Rows
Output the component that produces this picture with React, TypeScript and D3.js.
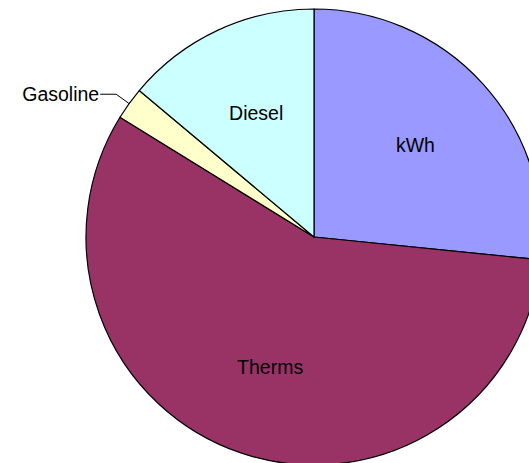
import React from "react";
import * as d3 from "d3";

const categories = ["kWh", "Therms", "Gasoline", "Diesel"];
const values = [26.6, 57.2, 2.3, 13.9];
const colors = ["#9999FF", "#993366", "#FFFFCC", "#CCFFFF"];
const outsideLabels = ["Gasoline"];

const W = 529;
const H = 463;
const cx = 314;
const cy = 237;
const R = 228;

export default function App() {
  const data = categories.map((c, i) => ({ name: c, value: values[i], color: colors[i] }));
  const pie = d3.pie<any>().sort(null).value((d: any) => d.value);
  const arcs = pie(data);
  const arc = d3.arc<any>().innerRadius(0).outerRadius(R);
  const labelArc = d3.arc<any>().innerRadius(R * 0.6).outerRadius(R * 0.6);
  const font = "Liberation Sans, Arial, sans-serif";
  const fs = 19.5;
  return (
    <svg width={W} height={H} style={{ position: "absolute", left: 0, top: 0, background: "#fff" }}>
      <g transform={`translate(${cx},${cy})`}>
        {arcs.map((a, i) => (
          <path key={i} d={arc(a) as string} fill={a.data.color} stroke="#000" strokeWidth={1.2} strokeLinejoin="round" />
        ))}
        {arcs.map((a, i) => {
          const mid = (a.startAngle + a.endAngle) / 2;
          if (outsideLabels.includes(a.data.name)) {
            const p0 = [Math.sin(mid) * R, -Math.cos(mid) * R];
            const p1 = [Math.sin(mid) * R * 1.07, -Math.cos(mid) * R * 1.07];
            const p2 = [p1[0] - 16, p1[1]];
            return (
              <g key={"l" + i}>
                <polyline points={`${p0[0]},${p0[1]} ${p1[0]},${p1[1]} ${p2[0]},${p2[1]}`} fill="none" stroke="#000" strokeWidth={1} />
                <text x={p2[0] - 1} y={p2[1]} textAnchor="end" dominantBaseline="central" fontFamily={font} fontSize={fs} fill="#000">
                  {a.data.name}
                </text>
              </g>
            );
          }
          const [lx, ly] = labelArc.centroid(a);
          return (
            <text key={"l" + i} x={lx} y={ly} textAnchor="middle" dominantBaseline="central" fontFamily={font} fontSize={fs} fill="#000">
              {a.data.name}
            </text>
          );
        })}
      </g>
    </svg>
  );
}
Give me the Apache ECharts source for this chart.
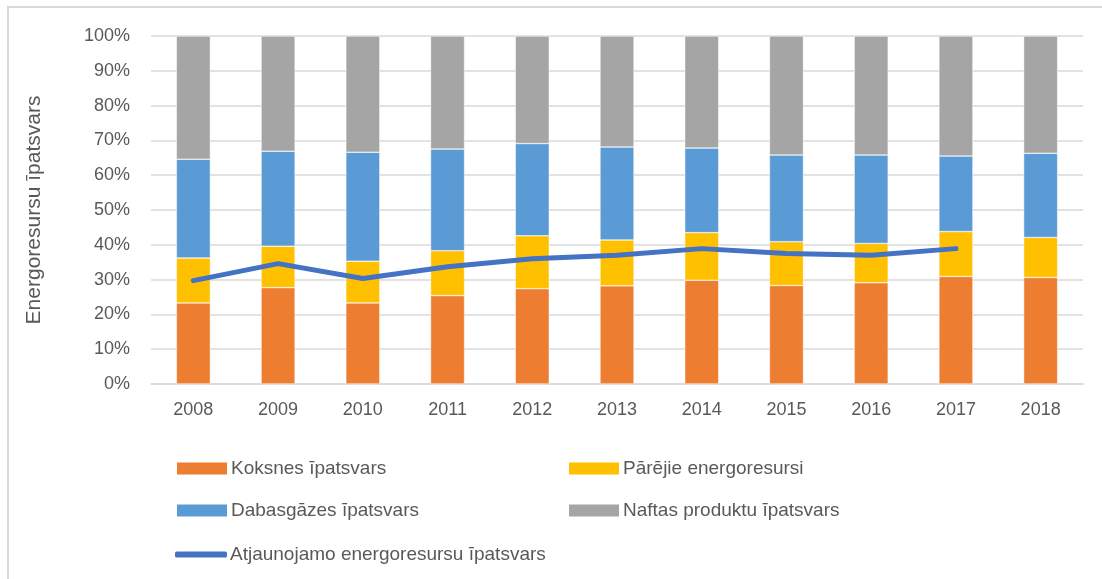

What the exercise asks
Gather each line that holds "React".

Worked solution
Output the component that produces this picture with React, TypeScript and D3.js.
import React from "react";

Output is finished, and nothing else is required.